Provided material>
=====
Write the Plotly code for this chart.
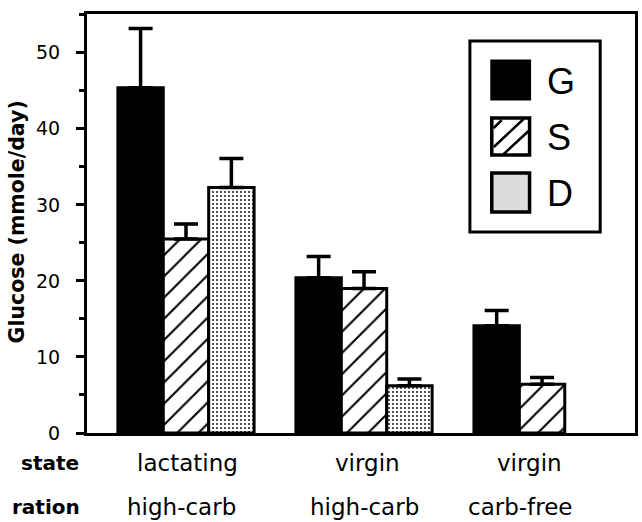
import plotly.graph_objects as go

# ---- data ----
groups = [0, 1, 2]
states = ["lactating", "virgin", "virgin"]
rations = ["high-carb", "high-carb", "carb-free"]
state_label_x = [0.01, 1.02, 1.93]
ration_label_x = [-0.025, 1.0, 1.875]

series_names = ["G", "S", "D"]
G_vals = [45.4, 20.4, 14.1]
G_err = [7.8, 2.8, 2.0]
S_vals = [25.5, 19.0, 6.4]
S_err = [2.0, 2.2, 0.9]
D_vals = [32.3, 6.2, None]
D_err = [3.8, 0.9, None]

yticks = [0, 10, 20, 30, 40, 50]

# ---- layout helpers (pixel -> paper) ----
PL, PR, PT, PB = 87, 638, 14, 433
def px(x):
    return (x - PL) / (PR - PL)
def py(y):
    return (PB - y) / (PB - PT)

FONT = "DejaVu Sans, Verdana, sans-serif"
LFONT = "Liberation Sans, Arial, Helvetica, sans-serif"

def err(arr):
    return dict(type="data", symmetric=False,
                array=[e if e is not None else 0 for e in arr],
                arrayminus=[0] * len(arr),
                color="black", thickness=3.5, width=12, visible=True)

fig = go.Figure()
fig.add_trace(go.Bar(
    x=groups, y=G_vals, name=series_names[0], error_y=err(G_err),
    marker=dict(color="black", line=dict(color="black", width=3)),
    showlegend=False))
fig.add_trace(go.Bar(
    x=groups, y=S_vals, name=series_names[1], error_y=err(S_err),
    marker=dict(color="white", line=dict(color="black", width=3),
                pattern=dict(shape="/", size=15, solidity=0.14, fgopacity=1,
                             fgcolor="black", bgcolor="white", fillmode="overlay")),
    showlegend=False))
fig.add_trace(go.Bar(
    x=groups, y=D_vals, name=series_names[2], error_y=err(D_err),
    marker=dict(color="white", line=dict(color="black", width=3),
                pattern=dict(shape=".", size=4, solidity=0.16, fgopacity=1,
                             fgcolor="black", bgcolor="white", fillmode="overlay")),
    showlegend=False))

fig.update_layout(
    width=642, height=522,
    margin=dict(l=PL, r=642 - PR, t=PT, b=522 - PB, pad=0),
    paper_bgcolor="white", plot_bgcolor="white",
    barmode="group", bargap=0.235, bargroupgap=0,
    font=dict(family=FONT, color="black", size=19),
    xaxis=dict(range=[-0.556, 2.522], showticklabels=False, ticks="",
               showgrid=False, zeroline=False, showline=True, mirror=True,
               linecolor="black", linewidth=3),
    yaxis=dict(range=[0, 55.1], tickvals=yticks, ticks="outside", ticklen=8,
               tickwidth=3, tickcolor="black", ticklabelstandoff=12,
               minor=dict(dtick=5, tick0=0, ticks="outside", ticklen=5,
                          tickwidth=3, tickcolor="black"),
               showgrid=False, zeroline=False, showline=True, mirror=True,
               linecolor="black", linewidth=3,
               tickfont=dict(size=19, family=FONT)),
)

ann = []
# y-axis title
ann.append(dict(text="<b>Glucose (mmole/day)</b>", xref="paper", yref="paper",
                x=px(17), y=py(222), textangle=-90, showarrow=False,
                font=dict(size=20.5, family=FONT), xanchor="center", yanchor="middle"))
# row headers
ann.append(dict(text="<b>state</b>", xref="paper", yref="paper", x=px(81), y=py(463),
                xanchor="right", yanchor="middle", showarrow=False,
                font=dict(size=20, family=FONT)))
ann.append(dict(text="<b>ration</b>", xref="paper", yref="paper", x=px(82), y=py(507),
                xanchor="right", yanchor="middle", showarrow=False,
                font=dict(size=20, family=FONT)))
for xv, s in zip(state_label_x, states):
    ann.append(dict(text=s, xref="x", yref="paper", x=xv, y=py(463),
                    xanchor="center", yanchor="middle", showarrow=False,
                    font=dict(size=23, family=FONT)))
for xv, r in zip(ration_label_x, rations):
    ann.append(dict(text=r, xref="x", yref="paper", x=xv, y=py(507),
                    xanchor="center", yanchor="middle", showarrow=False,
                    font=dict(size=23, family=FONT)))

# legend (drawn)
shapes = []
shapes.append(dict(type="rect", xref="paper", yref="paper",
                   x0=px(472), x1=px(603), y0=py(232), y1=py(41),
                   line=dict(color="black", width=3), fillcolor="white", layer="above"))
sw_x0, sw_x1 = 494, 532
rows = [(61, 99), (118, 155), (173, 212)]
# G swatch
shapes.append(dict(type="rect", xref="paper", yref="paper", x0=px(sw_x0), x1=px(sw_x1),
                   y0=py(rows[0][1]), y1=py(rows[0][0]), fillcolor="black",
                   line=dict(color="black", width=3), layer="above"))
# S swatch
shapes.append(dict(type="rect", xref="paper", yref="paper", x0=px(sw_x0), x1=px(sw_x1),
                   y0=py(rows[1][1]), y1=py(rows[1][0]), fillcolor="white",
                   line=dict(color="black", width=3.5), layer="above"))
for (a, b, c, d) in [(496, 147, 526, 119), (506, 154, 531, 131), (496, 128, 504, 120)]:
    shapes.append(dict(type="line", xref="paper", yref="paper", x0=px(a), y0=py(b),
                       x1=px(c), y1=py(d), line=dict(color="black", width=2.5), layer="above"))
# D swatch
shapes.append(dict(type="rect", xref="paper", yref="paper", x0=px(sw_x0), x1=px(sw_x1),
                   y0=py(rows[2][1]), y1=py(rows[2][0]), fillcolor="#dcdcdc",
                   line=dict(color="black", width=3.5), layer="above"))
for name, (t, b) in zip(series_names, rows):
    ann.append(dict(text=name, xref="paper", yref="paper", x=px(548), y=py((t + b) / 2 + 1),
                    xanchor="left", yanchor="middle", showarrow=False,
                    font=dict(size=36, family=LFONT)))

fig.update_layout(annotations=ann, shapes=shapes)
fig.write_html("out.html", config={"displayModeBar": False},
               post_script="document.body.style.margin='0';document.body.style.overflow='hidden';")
=====
Do not include the images; transcribe the rest of the listing exactly.

Solution to this task>
Write the Plotly code for this chart.
import plotly.graph_objects as go

# ---- data ----
groups = [0, 1, 2]
states = ["lactating", "virgin", "virgin"]
rations = ["high-carb", "high-carb", "carb-free"]
state_label_x = [0.01, 1.02, 1.93]
ration_label_x = [-0.025, 1.0, 1.875]

series_names = ["G", "S", "D"]
G_vals = [45.4, 20.4, 14.1]
G_err = [7.8, 2.8, 2.0]
S_vals = [25.5, 19.0, 6.4]
S_err = [2.0, 2.2, 0.9]
D_vals = [32.3, 6.2, None]
D_err = [3.8, 0.9, None]

yticks = [0, 10, 20, 30, 40, 50]

# ---- layout helpers (pixel -> paper) ----
PL, PR, PT, PB = 87, 638, 14, 433
def px(x):
    return (x - PL) / (PR - PL)
def py(y):
    return (PB - y) / (PB - PT)

FONT = "DejaVu Sans, Verdana, sans-serif"
LFONT = "Liberation Sans, Arial, Helvetica, sans-serif"

def err(arr):
    return dict(type="data", symmetric=False,
                array=[e if e is not None else 0 for e in arr],
                arrayminus=[0] * len(arr),
                color="black", thickness=3.5, width=12, visible=True)

fig = go.Figure()
fig.add_trace(go.Bar(
    x=groups, y=G_vals, name=series_names[0], error_y=err(G_err),
    marker=dict(color="black", line=dict(color="black", width=3)),
    showlegend=False))
fig.add_trace(go.Bar(
    x=groups, y=S_vals, name=series_names[1], error_y=err(S_err),
    marker=dict(color="white", line=dict(color="black", width=3),
                pattern=dict(shape="/", size=15, solidity=0.14, fgopacity=1,
                             fgcolor="black", bgcolor="white", fillmode="overlay")),
    showlegend=False))
fig.add_trace(go.Bar(
    x=groups, y=D_vals, name=series_names[2], error_y=err(D_err),
    marker=dict(color="white", line=dict(color="black", width=3),
                pattern=dict(shape=".", size=4, solidity=0.16, fgopacity=1,
                             fgcolor="black", bgcolor="white", fillmode="overlay")),
    showlegend=False))

fig.update_layout(
    width=642, height=522,
    margin=dict(l=PL, r=642 - PR, t=PT, b=522 - PB, pad=0),
    paper_bgcolor="white", plot_bgcolor="white",
    barmode="group", bargap=0.235, bargroupgap=0,
    font=dict(family=FONT, color="black", size=19),
    xaxis=dict(range=[-0.556, 2.522], showticklabels=False, ticks="",
               showgrid=False, zeroline=False, showline=True, mirror=True,
               linecolor="black", linewidth=3),
    yaxis=dict(range=[0, 55.1], tickvals=yticks, ticks="outside", ticklen=8,
               tickwidth=3, tickcolor="black", ticklabelstandoff=12,
               minor=dict(dtick=5, tick0=0, ticks="outside", ticklen=5,
                          tickwidth=3, tickcolor="black"),
               showgrid=False, zeroline=False, showline=True, mirror=True,
               linecolor="black", linewidth=3,
               tickfont=dict(size=19, family=FONT)),
)

ann = []
# y-axis title
ann.append(dict(text="<b>Glucose (mmole/day)</b>", xref="paper", yref="paper",
                x=px(17), y=py(222), textangle=-90, showarrow=False,
                font=dict(size=20.5, family=FONT), xanchor="center", yanchor="middle"))
# row headers
ann.append(dict(text="<b>state</b>", xref="paper", yref="paper", x=px(81), y=py(463),
                xanchor="right", yanchor="middle", showarrow=False,
                font=dict(size=20, family=FONT)))
ann.append(dict(text="<b>ration</b>", xref="paper", yref="paper", x=px(82), y=py(507),
                xanchor="right", yanchor="middle", showarrow=False,
                font=dict(size=20, family=FONT)))
for xv, s in zip(state_label_x, states):
    ann.append(dict(text=s, xref="x", yref="paper", x=xv, y=py(463),
                    xanchor="center", yanchor="middle", showarrow=False,
                    font=dict(size=23, family=FONT)))
for xv, r in zip(ration_label_x, rations):
    ann.append(dict(text=r, xref="x", yref="paper", x=xv, y=py(507),
                    xanchor="center", yanchor="middle", showarrow=False,
                    font=dict(size=23, family=FONT)))

# legend (drawn)
shapes = []
shapes.append(dict(type="rect", xref="paper", yref="paper",
                   x0=px(472), x1=px(603), y0=py(232), y1=py(41),
                   line=dict(color="black", width=3), fillcolor="white", layer="above"))
sw_x0, sw_x1 = 494, 532
rows = [(61, 99), (118, 155), (173, 212)]
# G swatch
shapes.append(dict(type="rect", xref="paper", yref="paper", x0=px(sw_x0), x1=px(sw_x1),
                   y0=py(rows[0][1]), y1=py(rows[0][0]), fillcolor="black",
                   line=dict(color="black", width=3), layer="above"))
# S swatch
shapes.append(dict(type="rect", xref="paper", yref="paper", x0=px(sw_x0), x1=px(sw_x1),
                   y0=py(rows[1][1]), y1=py(rows[1][0]), fillcolor="white",
                   line=dict(color="black", width=3.5), layer="above"))
for (a, b, c, d) in [(496, 147, 526, 119), (506, 154, 531, 131), (496, 128, 504, 120)]:
    shapes.append(dict(type="line", xref="paper", yref="paper", x0=px(a), y0=py(b),
                       x1=px(c), y1=py(d), line=dict(color="black", width=2.5), layer="above"))
# D swatch
shapes.append(dict(type="rect", xref="paper", yref="paper", x0=px(sw_x0), x1=px(sw_x1),
                   y0=py(rows[2][1]), y1=py(rows[2][0]), fillcolor="#dcdcdc",
                   line=dict(color="black", width=3.5), layer="above"))
for name, (t, b) in zip(series_names, rows):
    ann.append(dict(text=name, xref="paper", yref="paper", x=px(548), y=py((t + b) / 2 + 1),
                    xanchor="left", yanchor="middle", showarrow=False,
                    font=dict(size=36, family=LFONT)))

fig.update_layout(annotations=ann, shapes=shapes)
fig.write_html("out.html", config={"displayModeBar": False},
               post_script="document.body.style.margin='0';document.body.style.overflow='hidden';")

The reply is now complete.